America's national parks are best understood as complex cultural representations or productions, not as instances of nature preservation. Grusin argues that nature is not only culturally constructed, but technologically constructed--that national parks function as technologies for the cultural construction of nature. He focuses on the origins of three "major" national parks--Yosemite, Yellowstone, and the Grand Canyon--as sites whose particularity and specificity emerge from an affiliation of diverse cultural practices and beliefs.
Grusin is Professor of Literary and Cultural Studies and former Chair of the School of Literature, Communication, and Culture at Georgia Institute of Technology. He is the author of Transcendentalist Hermeneutics: Institutional Authority and the Higher Criticism of the Bible (Duke, 1991); and, with Jay David Bolter, Remediation: Understanding New Media (MIT, 1999). He has just completed a book-length project on the problematics of representation involved in the creation of national parks: The Reproduction of Nature: Culture, Technology, and the Origins of America's National Parks.
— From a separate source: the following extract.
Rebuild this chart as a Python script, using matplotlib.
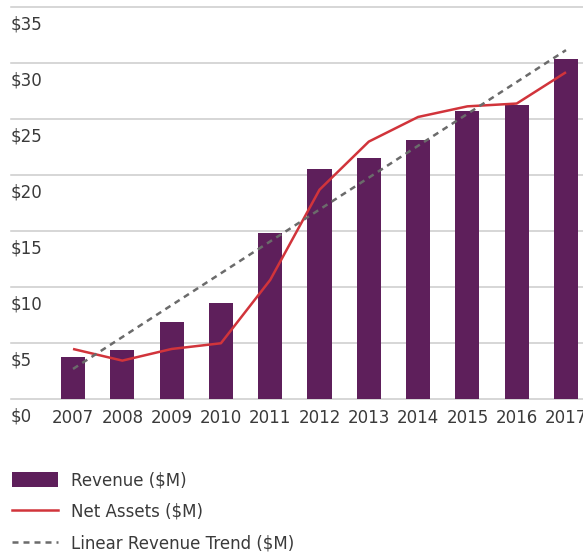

Bill Lawson (Philosophy Department, Michigan State University), February 23, 2001, EESAT 130, 3:00 pm- 4:30 pm

Liberal Theory and Urban Environmental Justice

Lawson discusses some of the problematic aspects of liberal theory that work against a viable environmental ethic policy for urban areas.

Lawson is a professor of philosophy at Michigan State University. His research and teaching interests include African-American philosophy and social and political philosophy. His published books include The UnderClass Question, Between Slavery and Freedom, and Frederick Douglass: A Critical Reader.

Steven Vogel (Department of Philosophy, Denison University), February 9, 2001, EESAT 130, 3:00 pm - 4:30 pm

The Nature of Artifacts

Some philosophers (e.g., Eric Katz) have argued that claims for the environmental value of ecological restoration involve a kind of category mistake: although the landscapes that result from practices of restoration may look like the original natural ones they are intended to reproduce, in fact such landscapes, since they are built by humans for human purposes, can never be natural but are rather artifacts. Vogel looks more closely at what an "artifact" is, and questions the sharp distinction between nature and artifact that arguments like these presuppose. His strategy is to investigate not just the artifactuality of nature, but also what might be called the nature of artifacts - the role that nature plays within every artifact and therefore within ecological restorations as well.

Vogel is the author of Against Nature: The Concept of Nature in Critical Theory (SUNY Press, 1996). He is Professor and Chair of the Department of Philosophy at Denison University in Granville, Ohio.

Michiel Korthals (Applied Philosophy, Wageningen University), January 26, 2001, EESAT 130, 3:00 pm - 4:30 pm

A Multi-Practices Ethics Domesticated and Non-Domesticated Animals

Many animal ethicists take as a reference wild, non-domesticated animals or animals in their 'natural' habitat, i.e., the habitat that animals are supposed to have, before humans interfered. Furthermore, they seem to suggest that ethical decision making of the treatment of animals can abstract from the social and cultural context of these animals. Korthals tackles these two presuppositions employing a pragmatist approach, first, by exploring the changing relations between wild and domesticated animals, and especially paying attention to animals that are becoming de-domesticated, and second, by considering the diverse dilemmas of managing domesticated and dedomesticated animals in a world where not only the ethical status of animals is at stake but also the environmental, aesthetic, and social meaning and implications of livestock and other animals.

Korthals is Professor of Philosophy and Chair of the Department of Applied Philosophy at Wageningen University in the Netherlands. He is the author of eleven books on such topics as the Frankfurt School, Habermas, philosophy of science, and sustainability. His research interests include agricultural and food ethics and democracy and sustainability. He is currently a visiting professor in the Philosophy Department at Purdue University.